3. Where could Kaplan be wrong about Duqm?
Kaplan’s view of Duqm is rational but limited:
- “Duqm is a completely artificial development that aims to be not a media, cultural or entertainment center like Doha or Dubai, but a sterile and artificially engineered logistical supply chain city of the 21st century, whose basis of existence will be purely geographical and geopolitical.”
Remember what Dubai used to be in the 1950s & 1960s? A small little port of little consequence. Morarji Desai, then finance minister of India, came out with the Gold Control Act of 1962 which banned forward trading in Gold and withdrew gold loans.
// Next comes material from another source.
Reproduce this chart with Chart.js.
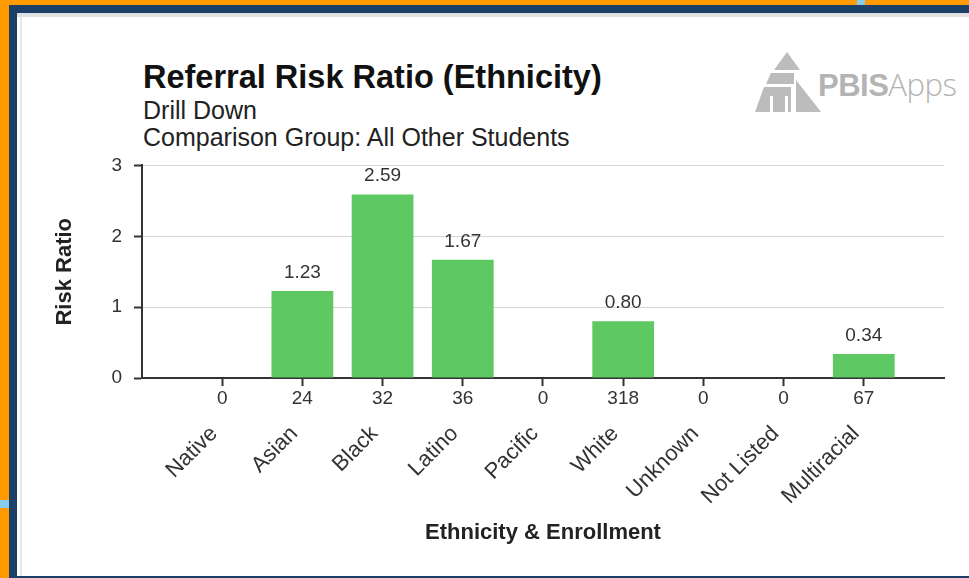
<!DOCTYPE html>
<html>
<head>
<meta charset="utf-8">
<script src="https://cdn.jsdelivr.net/npm/chart.js@4.4.0/dist/chart.umd.min.js"></script>
<style>
  html, body { margin: 0; padding: 0; }
  body { width: 969px; height: 578px; position: relative; overflow: hidden; background: #ff9a00; font-family: 'Liberation Sans', Arial, sans-serif; }
  .abs { position: absolute; }
  #navy { left: 9px; top: 5px; right: 0; bottom: 0; background: #1d4068; }
  #panel { left: 17px; top: 13px; width: 952px; height: 563px; background: #fff; }
  #topStrip { left: 17px; top: 13px; width: 952px; height: 4px; background: #e0e0e0; }
  #leftLine { left: 20px; top: 17px; width: 2px; height: 559px; background: #e8e8e8; }
  .accent { background: #86cdee; }
  #title { left: 143px; top: 59px; font-size: 32.5px; line-height: 36px; font-weight: bold; color: #111; white-space: nowrap; }
  #subtitle { left: 143px; top: 97px; font-size: 25px; line-height: 27px; color: #222; white-space: nowrap; }
  #logoText { left: 818px; top: 66px; font-size: 31px; line-height: 36px; color: #b4b4b4; white-space: nowrap; letter-spacing: -0.5px; }
  #logoText b { font-weight: bold; }
  #logoText span { font-family: 'Open Sans', 'Liberation Sans', sans-serif; font-weight: 300; }
  #chartBox { left: 22px; top: 142px; width: 947px; height: 434px; }
</style>
</head>
<body>
<div class="abs" id="navy"></div>
<div class="abs accent" style="left:857px;top:0;width:8px;height:5px"></div>
<div class="abs accent" style="left:0;top:500px;width:9px;height:8px"></div>
<div class="abs" id="panel"></div>
<div class="abs" id="topStrip"></div>
<div class="abs" id="leftLine"></div>

<div class="abs" id="title">Referral Risk Ratio (Ethnicity)</div>
<div class="abs" id="subtitle">Drill Down<br>Comparison Group: All Other Students</div>

<svg class="abs" style="left:0;top:0" width="969" height="150">
  <g fill="#bcbcbc">
    <polygon points="787,52 800,70 774,70"/>
    <polygon points="771,73 794,73 794,84 766,84"/>
    <polygon points="764,87 791,87 791,112 755,112"/>
    <polygon points="796,80 821,112 796,112"/>
  </g>
  <g fill="#fff">
    <rect x="770" y="96" width="3" height="16"/>
    <rect x="785" y="96" width="3" height="16"/>
  </g>
</svg>
<div class="abs" id="logoText"><b>PBIS</b><span>Apps</span></div>

<div class="abs" id="chartBox"><canvas id="riskChart"></canvas></div>

<script>
// 차트 데이터
const ethnicities = ['Native', 'Asian', 'Black', 'Latino', 'Pacific', 'White', 'Unknown', 'Not Listed', 'Multiracial'];
const enrollment = [0, 24, 32, 36, 0, 318, 0, 0, 67];
const riskRatios = [0, 1.23, 2.59, 1.67, 0, 0.80, 0, 0, 0.34];
const riskTicks = [0, 1, 2, 3];

const fontFamily = "'Liberation Sans', Arial, sans-serif";

// 축 양 끝에 빈 칸을 하나씩 둔다 (원본처럼 막대가 축에서 한 칸 떨어져 시작)
const countLabels = [''].concat(enrollment.map(String), ['']);
const nameLabels = [''].concat(ethnicities, ['']);
const barValues = [null].concat(riskRatios, [null]);
const lastIndex = countLabels.length - 1;

// 막대 위 값 표시
const valueLabels = {
    id: 'valueLabels',
    afterDatasetsDraw(chart) {
        const ctx = chart.ctx;
        const meta = chart.getDatasetMeta(0);
        ctx.save();
        ctx.font = '19px ' + fontFamily;
        ctx.fillStyle = '#333';
        ctx.textAlign = 'center';
        ctx.textBaseline = 'alphabetic';
        meta.data.forEach((bar, i) => {
            const v = barValues[i];
            if (v === null || v === 0) return;
            ctx.fillText(v.toFixed(2), bar.x, bar.y - 13);
        });
        ctx.restore();
    }
};

const ctx = document.getElementById('riskChart').getContext('2d');
window.riskChart = new Chart(ctx, {
    type: 'bar',
    data: {
        labels: countLabels,
        datasets: [{
            label: 'Risk Ratio',
            data: barValues,
            backgroundColor: '#5ec862',
            borderWidth: 0,
            barPercentage: 0.77,
            categoryPercentage: 1
        }]
    },
    options: {
        responsive: true,
        maintainAspectRatio: false,
        animation: false,
        layout: {
            padding: { left: 20, right: 25, top: 4, bottom: 30 }
        },
        plugins: {
            legend: { display: false },
            tooltip: { enabled: false }
        },
        scales: {
            x: {
                type: 'category',
                offset: false,
                weight: 0,
                grid: {
                    display: true,
                    offset: false,
                    drawOnChartArea: false,
                    drawTicks: true,
                    tickLength: 8,
                    tickWidth: 2,
                    tickColor: c => (c.index === 0 || c.index === lastIndex) ? 'rgba(0,0,0,0)' : '#333'
                },
                border: { color: '#333', width: 2 },
                ticks: {
                    autoSkip: false,
                    maxRotation: 0,
                    minRotation: 0,
                    padding: 1,
                    color: '#333',
                    font: { family: fontFamily, size: 19 }
                }
            },
            x2: {
                type: 'category',
                position: 'bottom',
                labels: nameLabels,
                offset: false,
                weight: 1,
                grid: { display: false, drawTicks: false },
                border: { display: false },
                afterFit: scale => {
                    // 회전 라벨 아래 빈 공간 줄이기, 오른쪽 여백은 layout padding 으로
                    scale.height = scale.height - 12;
                    scale.paddingRight = 0;
                },
                ticks: {
                    autoSkip: false,
                    maxRotation: 45,
                    minRotation: 45,
                    padding: 10,
                    labelOffset: -8,
                    color: '#333',
                    font: { family: fontFamily, size: 22 }
                },
                title: {
                    display: true,
                    text: 'Ethnicity & Enrollment',
                    color: '#222',
                    font: { family: fontFamily, size: 22, weight: 'bold' },
                    padding: { top: 12, bottom: 0 }
                }
            },
            y: {
                min: 0,
                max: 3,
                afterBuildTicks: scale => {
                    scale.ticks = riskTicks.map(v => ({ value: v }));
                },
                grid: {
                    color: '#d6d6d6',
                    lineWidth: 1,
                    tickColor: '#333',
                    tickLength: 8,
                    tickWidth: 2
                },
                border: { color: '#333', width: 2 },
                ticks: {
                    padding: 12,
                    color: '#333',
                    font: { family: fontFamily, size: 19 }
                },
                title: {
                    display: true,
                    text: 'Risk Ratio',
                    color: '#222',
                    font: { family: fontFamily, size: 22, weight: 'bold' },
                    padding: { top: 10, bottom: 21 }
                }
            }
        }
    },
    plugins: [valueLabels]
});
</script>
</body>
</html>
After a series of similar steps, Desai introduced the Gold Control Act in 1968 which banned Indians from owning gold.
Thanks to Desai, Dubai mushroomed into the center of gold smuggling into India. Flat little barges began loading gold in Dubai and going across to the western coastline of India to smuggle that gold into India. The Bollywood films of the 1970s are a testament to how big this gold trade became and how it transformed Dubai. No wonder Dubai is still the gold capital of the world and one of its great attractions is the Gold Souk.
The location of Duqm is far better than that of Dubai. It lies directly across the Arabian sea from the coast of Gujarat, the state with the “staggering ambition“, in Kaplan’s words, to be a South Korea. As Kaplan wrote in Chapter 6 of “Monsoon”, “South Korea is a vast peninsula open to major sea-lanes like Gujarat“. And as Kaplan wrote in that chapter, “Gujaratis, who were excellent sailors, made the Gulf of Cambay the eassternmost point for trade in the western Indian Ocean and the westernmost point for trade with the East Indies“.
If Duqm succeeds, it could provide a tremendous stimulus to trade between the entire western coast of India with the Middle East and Africa thus revitalizing the commerce of the first millennium and before. If this were to happen, then Duqm could quite possible mushroom into a financial & media center just as Dubai did. The proximity of Mumbai could drive an expansion of Bollywood and wealthy Indians into Duqm as a gateway to Arabia. That’s how Dubai succeeded in the first place.
The world is shifting back into the Indian Ocean becoming, in Kaplan’s words, the “geopolitical nerve center of postmodern times” as it was in the first millennium and before. And India was, is and will always remain the center of the Indian Ocean. So if Duqm succeeds, it could end up being a great gift from America to India, a perfect gift in the sense that it benefits both greatly and serves to foster that partnership.
This grand vision & massive implementation inspired by simply looking at a point in a map! This is the genius of great societies, the genius that makes them great and keep them great. And they call America a declining power!